■ GIVEN REQUEST ■
Print exactly the lines that run from the line containing "Give me the matplotlib source for this chart." to the line containing "days = [90, 150, 180, 210, 240, 300, 540, 570, 630]", both included, and nothing else; pictures stay out.

■ DATA SUPPLIED ■

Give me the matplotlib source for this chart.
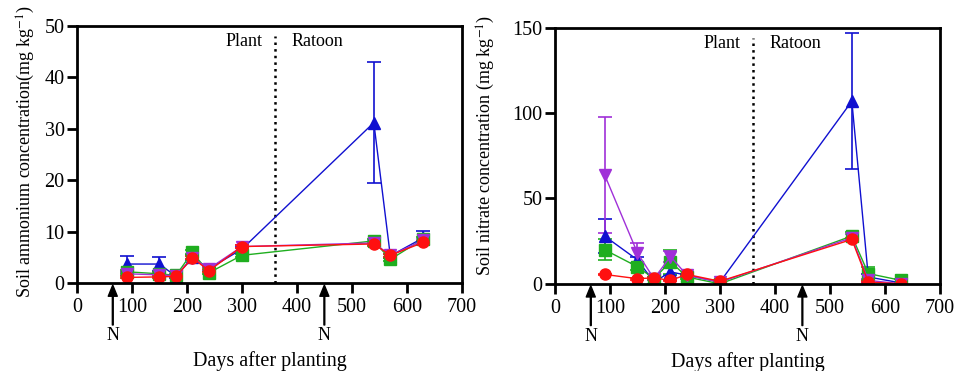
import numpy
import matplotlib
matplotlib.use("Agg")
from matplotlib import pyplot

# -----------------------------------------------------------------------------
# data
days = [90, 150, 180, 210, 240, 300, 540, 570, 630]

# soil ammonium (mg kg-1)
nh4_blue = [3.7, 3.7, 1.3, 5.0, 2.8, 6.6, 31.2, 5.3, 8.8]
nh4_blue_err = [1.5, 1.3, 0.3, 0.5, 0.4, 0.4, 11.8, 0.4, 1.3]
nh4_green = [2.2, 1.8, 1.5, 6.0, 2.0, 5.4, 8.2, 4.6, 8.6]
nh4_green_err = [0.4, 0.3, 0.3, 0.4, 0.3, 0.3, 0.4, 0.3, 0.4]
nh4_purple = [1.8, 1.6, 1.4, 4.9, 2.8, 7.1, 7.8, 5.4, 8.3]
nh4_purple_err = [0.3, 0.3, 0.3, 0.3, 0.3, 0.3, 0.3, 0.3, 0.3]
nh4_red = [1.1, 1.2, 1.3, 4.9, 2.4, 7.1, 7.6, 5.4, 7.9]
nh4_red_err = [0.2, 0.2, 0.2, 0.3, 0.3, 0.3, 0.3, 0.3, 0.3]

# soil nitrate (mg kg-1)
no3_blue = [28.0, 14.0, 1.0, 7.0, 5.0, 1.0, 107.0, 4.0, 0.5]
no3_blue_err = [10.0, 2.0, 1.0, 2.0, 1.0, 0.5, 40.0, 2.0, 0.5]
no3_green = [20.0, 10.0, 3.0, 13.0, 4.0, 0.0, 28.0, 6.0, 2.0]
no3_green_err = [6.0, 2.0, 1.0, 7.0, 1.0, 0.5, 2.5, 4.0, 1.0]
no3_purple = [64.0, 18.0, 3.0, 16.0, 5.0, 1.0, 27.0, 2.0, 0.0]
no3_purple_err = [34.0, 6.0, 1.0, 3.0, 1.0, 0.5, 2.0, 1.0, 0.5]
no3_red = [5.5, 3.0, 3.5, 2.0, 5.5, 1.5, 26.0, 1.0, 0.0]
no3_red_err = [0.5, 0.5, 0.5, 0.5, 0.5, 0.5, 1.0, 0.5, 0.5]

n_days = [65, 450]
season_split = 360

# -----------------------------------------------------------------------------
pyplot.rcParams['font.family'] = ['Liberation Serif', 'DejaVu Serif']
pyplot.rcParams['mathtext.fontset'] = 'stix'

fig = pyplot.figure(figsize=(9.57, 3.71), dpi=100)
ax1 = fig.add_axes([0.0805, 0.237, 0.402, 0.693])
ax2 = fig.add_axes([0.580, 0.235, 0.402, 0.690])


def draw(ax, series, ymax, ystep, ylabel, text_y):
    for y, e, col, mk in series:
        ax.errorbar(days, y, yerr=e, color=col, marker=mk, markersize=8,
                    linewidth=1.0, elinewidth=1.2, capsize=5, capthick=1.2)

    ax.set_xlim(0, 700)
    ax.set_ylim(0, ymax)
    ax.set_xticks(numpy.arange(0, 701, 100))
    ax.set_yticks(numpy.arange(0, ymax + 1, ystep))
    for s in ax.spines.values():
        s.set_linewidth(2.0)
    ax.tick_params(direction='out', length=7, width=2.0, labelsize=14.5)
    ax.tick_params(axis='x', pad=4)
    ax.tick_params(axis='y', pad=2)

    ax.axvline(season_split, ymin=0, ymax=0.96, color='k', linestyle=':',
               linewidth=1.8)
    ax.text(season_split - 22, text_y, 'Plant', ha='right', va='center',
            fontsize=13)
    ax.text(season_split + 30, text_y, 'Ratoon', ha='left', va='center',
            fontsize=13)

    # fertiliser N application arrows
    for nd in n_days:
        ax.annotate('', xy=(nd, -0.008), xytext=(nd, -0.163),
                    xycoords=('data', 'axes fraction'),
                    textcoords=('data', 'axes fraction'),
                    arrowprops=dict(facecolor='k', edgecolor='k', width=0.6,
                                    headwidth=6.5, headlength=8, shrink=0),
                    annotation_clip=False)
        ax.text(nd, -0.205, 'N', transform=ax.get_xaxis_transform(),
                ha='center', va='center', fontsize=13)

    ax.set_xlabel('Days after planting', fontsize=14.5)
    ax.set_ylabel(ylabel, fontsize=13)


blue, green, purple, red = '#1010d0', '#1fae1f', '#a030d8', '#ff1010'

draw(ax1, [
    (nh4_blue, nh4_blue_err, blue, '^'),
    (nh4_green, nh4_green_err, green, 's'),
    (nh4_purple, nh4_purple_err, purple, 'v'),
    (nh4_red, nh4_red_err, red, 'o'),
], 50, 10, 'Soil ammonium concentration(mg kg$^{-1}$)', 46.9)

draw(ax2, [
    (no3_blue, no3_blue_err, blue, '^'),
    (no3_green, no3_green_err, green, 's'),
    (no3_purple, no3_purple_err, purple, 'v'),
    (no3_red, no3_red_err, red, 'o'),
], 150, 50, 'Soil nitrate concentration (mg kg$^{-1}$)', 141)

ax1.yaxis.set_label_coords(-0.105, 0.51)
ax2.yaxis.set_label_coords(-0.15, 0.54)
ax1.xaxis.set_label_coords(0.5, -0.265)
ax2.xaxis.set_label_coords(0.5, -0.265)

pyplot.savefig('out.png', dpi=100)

--

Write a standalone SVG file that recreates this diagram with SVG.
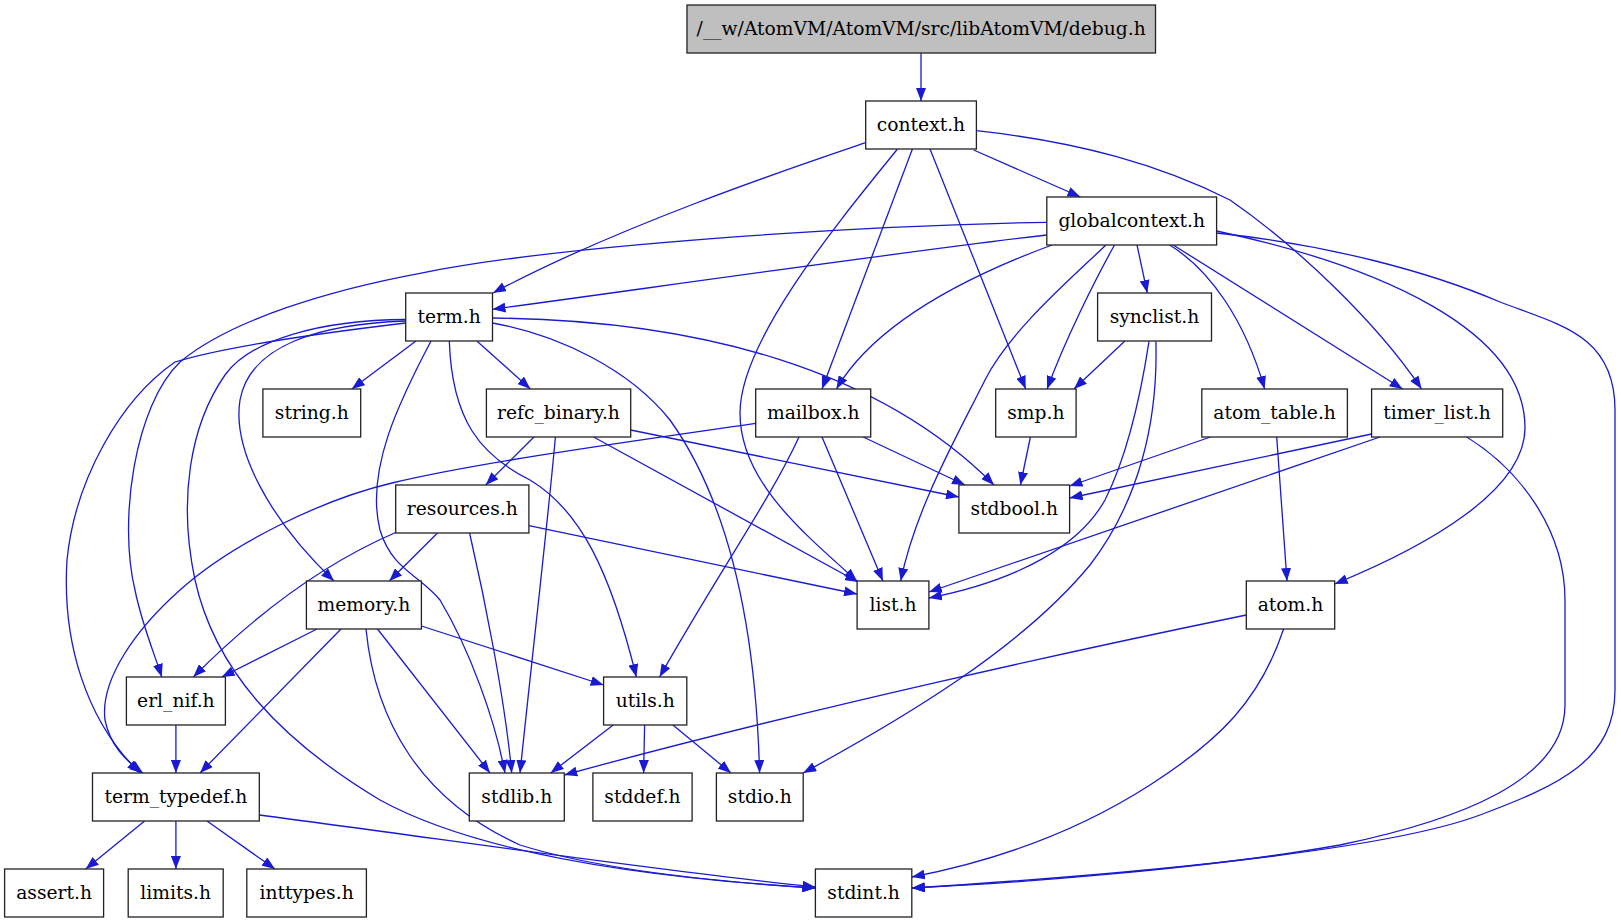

■ REPLY TO THE EXERCISE ■
Give me the matplotlib source for this chart.
import numpy
import matplotlib
matplotlib.use("Agg")
from matplotlib import pyplot

# -----------------------------------------------------------------------------
# data
days = [90, 150, 180, 210, 240, 300, 540, 570, 630]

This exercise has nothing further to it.